Judicial building in Kingston upon Thames, England

Kingston upon Thames Crown Court is a Crown Court venue which deals with criminal cases at 6–8 Penrhyn Road, Kingston upon Thames, London.

==History==
Until the late 1990s, Crown Court hearings were held at the Sessions House in Surbiton. However, as the number of criminal cases in southwest London grew, it became necessary to commission a more substantial courthouse for southwest London. The site selected by the Lord Chancellor's Department in The Bittoms had been the site of a Royal palace in the 13th century, but was occupied by the Third Kingston Scout Group by the mid-20th century: it was acquired by Surrey County Council for redevelopment in 1966.

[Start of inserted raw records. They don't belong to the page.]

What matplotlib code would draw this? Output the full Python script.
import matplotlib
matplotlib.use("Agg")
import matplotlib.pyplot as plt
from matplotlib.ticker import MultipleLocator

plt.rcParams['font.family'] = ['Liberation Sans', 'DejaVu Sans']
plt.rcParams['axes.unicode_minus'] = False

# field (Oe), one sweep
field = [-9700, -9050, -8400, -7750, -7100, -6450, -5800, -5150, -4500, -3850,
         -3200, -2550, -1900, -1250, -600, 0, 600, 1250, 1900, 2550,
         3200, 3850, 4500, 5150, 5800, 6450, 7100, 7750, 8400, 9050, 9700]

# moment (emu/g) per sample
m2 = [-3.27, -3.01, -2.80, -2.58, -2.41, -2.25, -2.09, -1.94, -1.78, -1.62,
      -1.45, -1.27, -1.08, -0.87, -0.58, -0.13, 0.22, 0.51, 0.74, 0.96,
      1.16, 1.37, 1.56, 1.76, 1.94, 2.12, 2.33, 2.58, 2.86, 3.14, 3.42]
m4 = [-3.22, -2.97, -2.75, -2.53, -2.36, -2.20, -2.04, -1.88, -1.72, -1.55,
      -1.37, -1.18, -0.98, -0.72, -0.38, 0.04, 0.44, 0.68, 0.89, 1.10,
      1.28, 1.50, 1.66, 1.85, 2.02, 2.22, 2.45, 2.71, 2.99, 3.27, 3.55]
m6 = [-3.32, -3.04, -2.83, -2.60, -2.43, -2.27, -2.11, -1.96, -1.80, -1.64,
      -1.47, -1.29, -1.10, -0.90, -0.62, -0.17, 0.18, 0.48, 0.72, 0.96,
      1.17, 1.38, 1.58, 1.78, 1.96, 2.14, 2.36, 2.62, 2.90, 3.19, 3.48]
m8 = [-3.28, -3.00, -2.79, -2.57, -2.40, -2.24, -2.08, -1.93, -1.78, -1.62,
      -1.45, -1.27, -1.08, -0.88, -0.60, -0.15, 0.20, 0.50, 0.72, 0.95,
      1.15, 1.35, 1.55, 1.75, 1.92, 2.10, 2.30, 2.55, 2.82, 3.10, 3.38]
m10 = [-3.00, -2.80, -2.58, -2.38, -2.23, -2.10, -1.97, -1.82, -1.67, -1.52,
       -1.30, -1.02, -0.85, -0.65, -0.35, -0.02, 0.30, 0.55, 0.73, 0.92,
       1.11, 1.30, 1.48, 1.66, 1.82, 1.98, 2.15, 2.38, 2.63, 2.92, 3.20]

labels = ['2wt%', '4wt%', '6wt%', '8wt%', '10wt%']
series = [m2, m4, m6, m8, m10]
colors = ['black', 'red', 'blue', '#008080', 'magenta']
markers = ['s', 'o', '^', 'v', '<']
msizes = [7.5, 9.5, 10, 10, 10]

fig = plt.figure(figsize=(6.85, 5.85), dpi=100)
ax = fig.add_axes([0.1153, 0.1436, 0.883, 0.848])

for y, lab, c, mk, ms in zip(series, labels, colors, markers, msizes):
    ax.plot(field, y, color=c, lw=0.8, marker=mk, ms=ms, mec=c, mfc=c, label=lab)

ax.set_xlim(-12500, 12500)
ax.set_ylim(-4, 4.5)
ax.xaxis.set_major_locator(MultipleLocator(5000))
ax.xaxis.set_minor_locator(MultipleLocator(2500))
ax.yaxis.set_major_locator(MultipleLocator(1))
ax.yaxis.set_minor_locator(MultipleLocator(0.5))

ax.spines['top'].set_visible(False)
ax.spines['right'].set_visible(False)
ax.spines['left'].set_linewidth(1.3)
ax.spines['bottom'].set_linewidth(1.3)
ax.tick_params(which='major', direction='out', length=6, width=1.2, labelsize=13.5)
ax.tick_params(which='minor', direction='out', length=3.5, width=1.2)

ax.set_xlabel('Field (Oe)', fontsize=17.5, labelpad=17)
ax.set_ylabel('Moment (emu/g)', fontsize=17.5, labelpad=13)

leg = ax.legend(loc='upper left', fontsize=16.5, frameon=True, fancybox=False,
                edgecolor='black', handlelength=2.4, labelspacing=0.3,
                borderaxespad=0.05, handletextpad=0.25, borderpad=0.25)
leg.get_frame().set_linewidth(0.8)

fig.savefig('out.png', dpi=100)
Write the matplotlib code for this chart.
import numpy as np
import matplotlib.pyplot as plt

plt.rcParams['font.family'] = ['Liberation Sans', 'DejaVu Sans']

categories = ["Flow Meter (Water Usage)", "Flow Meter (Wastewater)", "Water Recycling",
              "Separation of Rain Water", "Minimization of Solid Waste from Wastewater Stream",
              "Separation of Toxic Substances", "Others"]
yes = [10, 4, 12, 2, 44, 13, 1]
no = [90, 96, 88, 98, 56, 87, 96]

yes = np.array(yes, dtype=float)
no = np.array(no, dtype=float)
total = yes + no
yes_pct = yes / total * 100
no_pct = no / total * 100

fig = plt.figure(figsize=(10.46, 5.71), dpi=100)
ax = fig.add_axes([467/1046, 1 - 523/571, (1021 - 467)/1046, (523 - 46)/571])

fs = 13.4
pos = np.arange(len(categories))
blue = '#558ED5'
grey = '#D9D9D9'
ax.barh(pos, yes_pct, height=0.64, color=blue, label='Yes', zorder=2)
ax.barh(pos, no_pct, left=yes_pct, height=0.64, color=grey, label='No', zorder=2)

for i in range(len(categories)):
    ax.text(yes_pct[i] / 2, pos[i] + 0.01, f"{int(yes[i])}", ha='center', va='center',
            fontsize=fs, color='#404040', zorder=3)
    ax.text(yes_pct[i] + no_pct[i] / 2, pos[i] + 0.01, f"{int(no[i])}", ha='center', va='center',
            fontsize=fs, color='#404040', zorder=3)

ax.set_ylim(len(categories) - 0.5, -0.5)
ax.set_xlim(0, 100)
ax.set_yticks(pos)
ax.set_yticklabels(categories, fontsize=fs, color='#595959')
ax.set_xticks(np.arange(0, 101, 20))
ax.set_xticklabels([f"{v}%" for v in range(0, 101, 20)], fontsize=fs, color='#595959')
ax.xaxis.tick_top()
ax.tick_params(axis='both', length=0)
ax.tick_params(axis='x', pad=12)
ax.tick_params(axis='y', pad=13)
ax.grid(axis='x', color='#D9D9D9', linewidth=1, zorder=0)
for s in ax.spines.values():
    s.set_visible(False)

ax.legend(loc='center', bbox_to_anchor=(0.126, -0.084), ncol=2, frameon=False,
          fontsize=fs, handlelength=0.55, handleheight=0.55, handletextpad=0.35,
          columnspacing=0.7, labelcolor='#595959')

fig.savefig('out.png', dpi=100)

Work on the new building started in February 1994. It was designed and built by a joint venture of HBG and Kyle Stewart in the modernist style in brick and glass with stone dressings at a cost of £18 million and was completed in 1997. The design involved a symmetrical main frontage of eleven bays facing onto Penrhyn Road with the central five bays projected forward. The central bay featured a recessed full-height glass atrium with a semi-circular revolving door on the ground floor, a modern oriel window and a Royal coat of arms on the first floor and a small pediment above. Internally, the principal rooms were the courtrooms which were equipped with curtains to hide the witnesses where necessary.

Notable cases heard at the court include the trial and conviction of six men, including Abu Izzadeen, Sulayman Keeler and Abdul Rahman Saleem, in 2008, on charges of supporting terrorism and the trial and conviction of Kirk Reid, in 2009, on 28 charges of rape and sexual assault.